Mas, segundo o anúncio feito durante uma cerimónia de entrega de prémios para as melhores praias acessíveis de 2022 que decorreu na BTL, na próxima época balnear mais dez poderão ostentar a bandeira de praia acessível.

Há vários critérios a cumprir, a começar pela disponibilidade de lugares de estacionamento, ausência de barreiras no acesso à praia, piso firme e confortável até ao mais perto possível da água, casas de banho para pessoas com deficiência e posto de primeiros socorros adaptado.

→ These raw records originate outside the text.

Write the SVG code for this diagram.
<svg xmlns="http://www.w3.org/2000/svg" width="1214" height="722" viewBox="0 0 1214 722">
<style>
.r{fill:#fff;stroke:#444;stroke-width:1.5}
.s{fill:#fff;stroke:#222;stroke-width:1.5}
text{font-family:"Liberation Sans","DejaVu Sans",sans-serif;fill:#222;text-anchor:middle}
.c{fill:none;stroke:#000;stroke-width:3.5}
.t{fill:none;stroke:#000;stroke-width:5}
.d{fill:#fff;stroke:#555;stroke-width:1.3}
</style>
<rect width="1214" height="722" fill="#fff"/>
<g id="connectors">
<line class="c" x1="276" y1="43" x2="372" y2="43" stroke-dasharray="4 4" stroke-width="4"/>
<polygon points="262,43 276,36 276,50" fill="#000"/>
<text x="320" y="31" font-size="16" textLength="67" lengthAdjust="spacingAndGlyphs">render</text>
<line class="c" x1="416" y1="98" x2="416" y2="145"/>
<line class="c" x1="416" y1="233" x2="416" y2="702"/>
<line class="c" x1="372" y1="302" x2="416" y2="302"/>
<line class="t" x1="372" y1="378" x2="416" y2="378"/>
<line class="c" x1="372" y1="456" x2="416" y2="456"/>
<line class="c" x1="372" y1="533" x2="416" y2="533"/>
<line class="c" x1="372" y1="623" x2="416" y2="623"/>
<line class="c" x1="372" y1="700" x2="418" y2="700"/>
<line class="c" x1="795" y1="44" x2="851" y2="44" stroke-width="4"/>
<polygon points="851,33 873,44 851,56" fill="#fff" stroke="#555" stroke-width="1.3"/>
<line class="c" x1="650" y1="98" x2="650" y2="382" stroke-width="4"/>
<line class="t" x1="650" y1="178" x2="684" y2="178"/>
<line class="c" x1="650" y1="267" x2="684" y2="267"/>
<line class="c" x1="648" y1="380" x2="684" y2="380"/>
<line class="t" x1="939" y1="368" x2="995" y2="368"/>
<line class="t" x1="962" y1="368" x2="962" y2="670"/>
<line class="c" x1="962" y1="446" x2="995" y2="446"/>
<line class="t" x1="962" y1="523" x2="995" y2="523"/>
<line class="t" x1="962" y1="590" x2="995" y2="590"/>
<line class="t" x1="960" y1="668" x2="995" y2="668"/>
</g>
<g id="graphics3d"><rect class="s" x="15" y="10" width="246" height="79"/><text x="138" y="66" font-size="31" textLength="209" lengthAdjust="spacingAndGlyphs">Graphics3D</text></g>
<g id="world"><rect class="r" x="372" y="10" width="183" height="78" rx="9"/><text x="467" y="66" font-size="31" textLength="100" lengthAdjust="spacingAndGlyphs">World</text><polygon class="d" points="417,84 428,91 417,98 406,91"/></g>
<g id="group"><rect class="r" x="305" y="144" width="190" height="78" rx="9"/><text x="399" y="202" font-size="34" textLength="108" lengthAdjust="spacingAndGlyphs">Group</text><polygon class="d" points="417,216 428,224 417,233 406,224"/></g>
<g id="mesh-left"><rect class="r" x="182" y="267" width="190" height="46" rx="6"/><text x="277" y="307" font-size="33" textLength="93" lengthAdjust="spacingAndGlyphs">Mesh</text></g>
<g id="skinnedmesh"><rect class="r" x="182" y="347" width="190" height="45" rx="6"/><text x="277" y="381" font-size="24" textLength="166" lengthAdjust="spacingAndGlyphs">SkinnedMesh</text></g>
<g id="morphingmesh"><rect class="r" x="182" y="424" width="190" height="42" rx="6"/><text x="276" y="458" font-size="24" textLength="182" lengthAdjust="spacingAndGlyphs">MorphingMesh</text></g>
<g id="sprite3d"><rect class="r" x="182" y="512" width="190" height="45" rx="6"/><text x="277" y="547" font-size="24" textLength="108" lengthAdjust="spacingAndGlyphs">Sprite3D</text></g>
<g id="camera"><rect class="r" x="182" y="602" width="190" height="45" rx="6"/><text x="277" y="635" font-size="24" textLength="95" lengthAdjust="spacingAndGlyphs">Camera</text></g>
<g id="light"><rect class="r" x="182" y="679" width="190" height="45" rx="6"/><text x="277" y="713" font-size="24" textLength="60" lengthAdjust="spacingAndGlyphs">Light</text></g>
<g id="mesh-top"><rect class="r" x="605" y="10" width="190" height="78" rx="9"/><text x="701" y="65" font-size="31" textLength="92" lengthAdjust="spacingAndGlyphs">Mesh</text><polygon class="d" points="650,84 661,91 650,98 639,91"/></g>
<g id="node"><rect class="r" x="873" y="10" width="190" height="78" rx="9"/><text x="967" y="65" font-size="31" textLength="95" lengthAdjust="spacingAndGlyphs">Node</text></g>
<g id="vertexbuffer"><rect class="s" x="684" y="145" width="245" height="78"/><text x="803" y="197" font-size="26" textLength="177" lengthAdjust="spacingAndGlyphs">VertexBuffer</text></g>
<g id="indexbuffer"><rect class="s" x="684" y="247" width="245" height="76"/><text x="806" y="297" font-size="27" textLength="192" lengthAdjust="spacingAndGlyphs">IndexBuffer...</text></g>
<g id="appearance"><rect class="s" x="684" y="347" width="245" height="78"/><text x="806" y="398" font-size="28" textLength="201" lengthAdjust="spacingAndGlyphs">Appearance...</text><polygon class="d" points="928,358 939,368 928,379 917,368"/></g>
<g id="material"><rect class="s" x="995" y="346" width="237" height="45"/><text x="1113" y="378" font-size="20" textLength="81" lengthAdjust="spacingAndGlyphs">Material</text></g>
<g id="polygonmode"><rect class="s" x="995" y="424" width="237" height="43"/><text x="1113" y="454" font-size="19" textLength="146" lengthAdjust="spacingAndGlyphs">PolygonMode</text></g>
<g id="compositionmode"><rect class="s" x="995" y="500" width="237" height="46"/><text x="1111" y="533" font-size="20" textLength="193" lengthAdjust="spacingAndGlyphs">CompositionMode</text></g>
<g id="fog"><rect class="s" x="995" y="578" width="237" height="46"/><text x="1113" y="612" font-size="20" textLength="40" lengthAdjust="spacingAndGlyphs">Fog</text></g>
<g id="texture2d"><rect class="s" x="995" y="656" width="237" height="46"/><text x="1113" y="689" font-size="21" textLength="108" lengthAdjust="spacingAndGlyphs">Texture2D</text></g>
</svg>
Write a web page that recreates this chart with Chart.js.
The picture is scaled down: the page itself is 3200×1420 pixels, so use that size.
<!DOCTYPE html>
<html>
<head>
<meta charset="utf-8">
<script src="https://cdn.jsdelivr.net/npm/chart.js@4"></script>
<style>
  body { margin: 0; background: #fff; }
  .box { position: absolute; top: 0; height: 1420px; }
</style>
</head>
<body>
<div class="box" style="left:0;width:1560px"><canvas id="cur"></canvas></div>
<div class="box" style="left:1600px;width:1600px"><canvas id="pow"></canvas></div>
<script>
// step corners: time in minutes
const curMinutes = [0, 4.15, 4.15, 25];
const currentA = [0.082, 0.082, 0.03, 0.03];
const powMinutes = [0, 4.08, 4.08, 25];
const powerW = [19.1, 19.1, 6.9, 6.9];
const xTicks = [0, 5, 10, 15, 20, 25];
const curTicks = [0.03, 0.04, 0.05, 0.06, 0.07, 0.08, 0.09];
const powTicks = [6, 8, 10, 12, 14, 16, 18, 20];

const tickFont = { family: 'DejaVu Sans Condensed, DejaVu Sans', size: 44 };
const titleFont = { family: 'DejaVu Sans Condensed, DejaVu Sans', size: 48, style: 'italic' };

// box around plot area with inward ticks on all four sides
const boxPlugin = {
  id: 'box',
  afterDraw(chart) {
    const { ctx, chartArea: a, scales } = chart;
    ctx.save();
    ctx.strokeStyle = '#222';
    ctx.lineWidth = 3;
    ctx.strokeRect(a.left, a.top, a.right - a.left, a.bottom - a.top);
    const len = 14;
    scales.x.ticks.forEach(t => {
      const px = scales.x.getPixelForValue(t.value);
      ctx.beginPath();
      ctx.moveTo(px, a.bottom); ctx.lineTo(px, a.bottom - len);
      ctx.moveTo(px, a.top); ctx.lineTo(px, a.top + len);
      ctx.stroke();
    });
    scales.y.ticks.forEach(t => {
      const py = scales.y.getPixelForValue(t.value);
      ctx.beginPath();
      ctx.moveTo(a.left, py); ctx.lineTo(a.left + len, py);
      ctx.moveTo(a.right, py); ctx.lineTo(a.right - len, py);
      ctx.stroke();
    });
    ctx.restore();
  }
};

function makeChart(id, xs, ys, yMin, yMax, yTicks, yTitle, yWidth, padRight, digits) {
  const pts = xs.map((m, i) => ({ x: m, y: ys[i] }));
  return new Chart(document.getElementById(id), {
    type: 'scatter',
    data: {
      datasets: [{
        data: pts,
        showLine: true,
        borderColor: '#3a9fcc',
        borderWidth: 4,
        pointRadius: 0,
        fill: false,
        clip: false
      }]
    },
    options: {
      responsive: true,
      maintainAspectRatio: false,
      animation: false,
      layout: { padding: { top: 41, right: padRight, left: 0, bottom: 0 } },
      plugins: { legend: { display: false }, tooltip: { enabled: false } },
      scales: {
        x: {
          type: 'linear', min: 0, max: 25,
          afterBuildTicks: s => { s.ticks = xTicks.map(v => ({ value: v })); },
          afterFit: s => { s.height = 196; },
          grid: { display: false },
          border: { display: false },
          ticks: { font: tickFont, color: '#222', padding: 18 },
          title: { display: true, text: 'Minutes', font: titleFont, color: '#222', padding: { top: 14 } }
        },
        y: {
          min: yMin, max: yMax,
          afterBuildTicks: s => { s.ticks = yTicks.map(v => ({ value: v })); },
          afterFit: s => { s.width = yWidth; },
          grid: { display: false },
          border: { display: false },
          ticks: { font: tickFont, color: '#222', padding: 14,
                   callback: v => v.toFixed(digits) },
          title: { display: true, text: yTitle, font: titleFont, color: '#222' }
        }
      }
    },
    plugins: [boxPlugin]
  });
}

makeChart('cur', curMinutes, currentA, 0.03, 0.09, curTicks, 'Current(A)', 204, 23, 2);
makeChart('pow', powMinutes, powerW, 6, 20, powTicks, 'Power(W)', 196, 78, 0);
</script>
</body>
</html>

Além destes critérios obrigatórios existem as chamadas “boas práticas”. Incluem espaços reservados com sombra e pavimento plano e firme para acolhimento, apoio e permanência; equipamentos de apoio ao banho, como as cadeiras anfíbias, dispositivos de acesso a piscinas, canadianas e andarilhos anfíbios; duches, lava-pés, bebedouros, bares e restaurantes acessíveis e inclusivos e ainda, a promoção de atividades desportivas, culturais e lúdicas adaptadas e inclusivas.

As praias premiadas de 2022 já respondem a algumas destas boas práticas e há quem defenda que várias se devem também tornar critérios obrigatórios.

A Praia do Salgueiros, em Gaia recebeu o 1º prémio de praia acessível. O 2º lugar foi para a Praia Fluvial de Alqueva, em Portel. O júri decidiu ainda atribuir uma Menção Honrosa à Praia de Pedrógão, em Leiria.